**REQUIRED WORK:**
Copy all lines below exactly as written. Leave pictures out.
━━ GIVEN DATA
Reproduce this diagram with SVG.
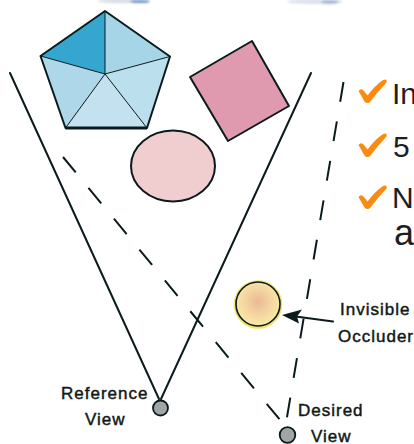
<svg xmlns="http://www.w3.org/2000/svg" width="414" height="444" viewBox="0 0 414 444">
  <defs>
    <radialGradient id="occluderFill" cx="0.5" cy="0.45" r="0.55">
      <stop offset="0" stop-color="#ECB896"/>
      <stop offset="0.55" stop-color="#F4D6A0"/>
      <stop offset="1" stop-color="#F9EAA6"/>
    </radialGradient>
    <filter id="soft" x="-50%" y="-200%" width="200%" height="500%">
      <feGaussianBlur stdDeviation="1.2"/>
    </filter>
    <path id="tick" d="M358.5,91 Q361,87.5 364,91 L367.5,95.5 Q375,85.5 383,80 Q387.5,78 386.5,82.5 Q377,92.5 370.5,101.5 Q367.5,104.5 364.5,101.5 Z"/>
  </defs>
  <style>
    .ray { fill: none; stroke: #0B1A1C; stroke-width: 2; stroke-linecap: round; }
    .dash { fill: none; stroke: #0B1A1C; stroke-width: 2; stroke-dasharray: 20 20; }
    .outline { stroke: #0B1A1C; stroke-width: 2; stroke-linejoin: round; }
    .inner { fill: none; stroke: #0B1A1C; stroke-width: 1; }
    .cam { fill: #A1A5A4; stroke: #0B1A1C; stroke-width: 1.8; }
    .lbl { font-family: "Liberation Sans", Arial, sans-serif; font-size: 17px; letter-spacing: 1px; fill: #101818; stroke: #101818; stroke-width: 0.45; }
    .bullet { font-family: "Liberation Sans", Arial, sans-serif; font-size: 30px; fill: #1E1E1E; }
    .check { fill: #F98B12; }
  </style>

  <rect width="414" height="444" fill="#FFFFFF"/>

  <!-- faint fragments along the top edge -->
  <g filter="url(#soft)">
    <ellipse cx="120" cy="1" rx="22" ry="2" fill="#D8DDE2"/>
    <ellipse cx="140" cy="1.5" rx="10" ry="1.6" fill="#6F97C8"/>
    <ellipse cx="315" cy="1.5" rx="28" ry="2.5" fill="#DCE3EA"/>
    <ellipse cx="330" cy="2" rx="9" ry="1.8" fill="#9FB8D6"/>
  </g>

  <!-- pentagon -->
  <g id="pentagon">
    <polygon points="105,11 40.5,56 105,74" fill="#34A6CF"/>
    <polygon points="105,11 170,56.5 105,74" fill="#A6D5E8"/>
    <polygon points="40.5,56 65.5,128 105,74" fill="#AED8EA"/>
    <polygon points="65.5,128 147,128 105,74" fill="#C3E1EF"/>
    <polygon points="147,128 170,56.5 105,74" fill="#BCDFEE"/>
    <path class="inner" d="M105,11 L105,74 M40.5,56 L105,74 L170,56.5 M65.5,128 L105,74 L147,128"/>
    <polygon class="outline" fill="none" points="105,11 170,56.5 147,128 65.5,128 40.5,56"/>
    <line x1="65.5" y1="128" x2="147" y2="128" stroke="#0B1A1C" stroke-width="3"/>
  </g>

  <!-- square -->
  <g id="square">
    <polygon class="outline" fill="#E09AAF" points="190,77 252,41 289,106 228,141"/>
  </g>

  <!-- ellipse -->
  <g id="ellipse">
    <ellipse class="outline" cx="173" cy="166" rx="42" ry="35.5" fill="#F0CDCF"/>
  </g>

  <!-- occluder -->
  <g id="occluder">
    <circle cx="258" cy="304.5" r="23" fill="none" stroke="#F2E36A" stroke-width="2.5"/>
    <circle cx="258" cy="304" r="22" fill="url(#occluderFill)" stroke="#0B1A1C" stroke-width="1.6"/>
  </g>

  <!-- sight lines -->
  <g id="connectors">
    <path class="ray" d="M10,73 L159,399"/>
    <path class="ray" d="M311,73 L161,399"/>
    <path class="dash" d="M63,157 L285,426"/>
    <path class="dash" d="M343.5,82 L285.5,426"/>
    <path class="ray" d="M333,321.5 L292,316"/>
    <polygon points="282,315 302,309.5 297,316.5 299,323.5" fill="#0B1A1C"/>
  </g>

  <!-- viewpoints -->
  <g id="reference-view">
    <circle class="cam" cx="160.5" cy="408" r="7.5"/>
    <text class="lbl" x="61" y="399">Reference</text>
    <text class="lbl" x="85" y="425">View</text>
  </g>
  <g id="desired-view">
    <circle class="cam" cx="287.5" cy="435" r="7.8"/>
    <text class="lbl" x="298" y="416">Desired</text>
    <text class="lbl" x="311" y="441.5">View</text>
  </g>
  <g id="occluder-label">
    <text class="lbl" x="340" y="315">Invisible</text>
    <text class="lbl" x="338" y="342">Occluder</text>
  </g>

  <!-- bullet list -->
  <g id="bullets">
    <use href="#tick" class="check"/>
    <text class="bullet" x="392" y="103.5">In</text>
    <use href="#tick" class="check" transform="translate(0,54)"/>
    <text class="bullet" x="393" y="157">5</text>
    <use href="#tick" class="check" transform="translate(0,106)"/>
    <text class="bullet" x="392" y="207.5">N</text>
    <text class="bullet" x="394" y="245" style="font-size:36px">a</text>
  </g>
</svg>
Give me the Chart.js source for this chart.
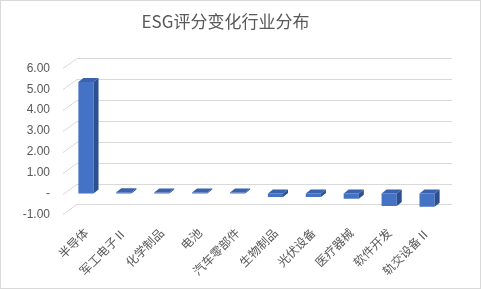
━━━━
**THE REPLY:**
Reproduce this diagram with SVG.
<svg xmlns="http://www.w3.org/2000/svg" width="414" height="444" viewBox="0 0 414 444">
  <defs>
    <radialGradient id="occluderFill" cx="0.5" cy="0.45" r="0.55">
      <stop offset="0" stop-color="#ECB896"/>
      <stop offset="0.55" stop-color="#F4D6A0"/>
      <stop offset="1" stop-color="#F9EAA6"/>
    </radialGradient>
    <filter id="soft" x="-50%" y="-200%" width="200%" height="500%">
      <feGaussianBlur stdDeviation="1.2"/>
    </filter>
    <path id="tick" d="M358.5,91 Q361,87.5 364,91 L367.5,95.5 Q375,85.5 383,80 Q387.5,78 386.5,82.5 Q377,92.5 370.5,101.5 Q367.5,104.5 364.5,101.5 Z"/>
  </defs>
  <style>
    .ray { fill: none; stroke: #0B1A1C; stroke-width: 2; stroke-linecap: round; }
    .dash { fill: none; stroke: #0B1A1C; stroke-width: 2; stroke-dasharray: 20 20; }
    .outline { stroke: #0B1A1C; stroke-width: 2; stroke-linejoin: round; }
    .inner { fill: none; stroke: #0B1A1C; stroke-width: 1; }
    .cam { fill: #A1A5A4; stroke: #0B1A1C; stroke-width: 1.8; }
    .lbl { font-family: "Liberation Sans", Arial, sans-serif; font-size: 17px; letter-spacing: 1px; fill: #101818; stroke: #101818; stroke-width: 0.45; }
    .bullet { font-family: "Liberation Sans", Arial, sans-serif; font-size: 30px; fill: #1E1E1E; }
    .check { fill: #F98B12; }
  </style>

  <rect width="414" height="444" fill="#FFFFFF"/>

  <!-- faint fragments along the top edge -->
  <g filter="url(#soft)">
    <ellipse cx="120" cy="1" rx="22" ry="2" fill="#D8DDE2"/>
    <ellipse cx="140" cy="1.5" rx="10" ry="1.6" fill="#6F97C8"/>
    <ellipse cx="315" cy="1.5" rx="28" ry="2.5" fill="#DCE3EA"/>
    <ellipse cx="330" cy="2" rx="9" ry="1.8" fill="#9FB8D6"/>
  </g>

  <!-- pentagon -->
  <g id="pentagon">
    <polygon points="105,11 40.5,56 105,74" fill="#34A6CF"/>
    <polygon points="105,11 170,56.5 105,74" fill="#A6D5E8"/>
    <polygon points="40.5,56 65.5,128 105,74" fill="#AED8EA"/>
    <polygon points="65.5,128 147,128 105,74" fill="#C3E1EF"/>
    <polygon points="147,128 170,56.5 105,74" fill="#BCDFEE"/>
    <path class="inner" d="M105,11 L105,74 M40.5,56 L105,74 L170,56.5 M65.5,128 L105,74 L147,128"/>
    <polygon class="outline" fill="none" points="105,11 170,56.5 147,128 65.5,128 40.5,56"/>
    <line x1="65.5" y1="128" x2="147" y2="128" stroke="#0B1A1C" stroke-width="3"/>
  </g>

  <!-- square -->
  <g id="square">
    <polygon class="outline" fill="#E09AAF" points="190,77 252,41 289,106 228,141"/>
  </g>

  <!-- ellipse -->
  <g id="ellipse">
    <ellipse class="outline" cx="173" cy="166" rx="42" ry="35.5" fill="#F0CDCF"/>
  </g>

  <!-- occluder -->
  <g id="occluder">
    <circle cx="258" cy="304.5" r="23" fill="none" stroke="#F2E36A" stroke-width="2.5"/>
    <circle cx="258" cy="304" r="22" fill="url(#occluderFill)" stroke="#0B1A1C" stroke-width="1.6"/>
  </g>

  <!-- sight lines -->
  <g id="connectors">
    <path class="ray" d="M10,73 L159,399"/>
    <path class="ray" d="M311,73 L161,399"/>
    <path class="dash" d="M63,157 L285,426"/>
    <path class="dash" d="M343.5,82 L285.5,426"/>
    <path class="ray" d="M333,321.5 L292,316"/>
    <polygon points="282,315 302,309.5 297,316.5 299,323.5" fill="#0B1A1C"/>
  </g>

  <!-- viewpoints -->
  <g id="reference-view">
    <circle class="cam" cx="160.5" cy="408" r="7.5"/>
    <text class="lbl" x="61" y="399">Reference</text>
    <text class="lbl" x="85" y="425">View</text>
  </g>
  <g id="desired-view">
    <circle class="cam" cx="287.5" cy="435" r="7.8"/>
    <text class="lbl" x="298" y="416">Desired</text>
    <text class="lbl" x="311" y="441.5">View</text>
  </g>
  <g id="occluder-label">
    <text class="lbl" x="340" y="315">Invisible</text>
    <text class="lbl" x="338" y="342">Occluder</text>
  </g>

  <!-- bullet list -->
  <g id="bullets">
    <use href="#tick" class="check"/>
    <text class="bullet" x="392" y="103.5">In</text>
    <use href="#tick" class="check" transform="translate(0,54)"/>
    <text class="bullet" x="393" y="157">5</text>
    <use href="#tick" class="check" transform="translate(0,106)"/>
    <text class="bullet" x="392" y="207.5">N</text>
    <text class="bullet" x="394" y="245" style="font-size:36px">a</text>
  </g>
</svg>
Give me the Chart.js source for this chart.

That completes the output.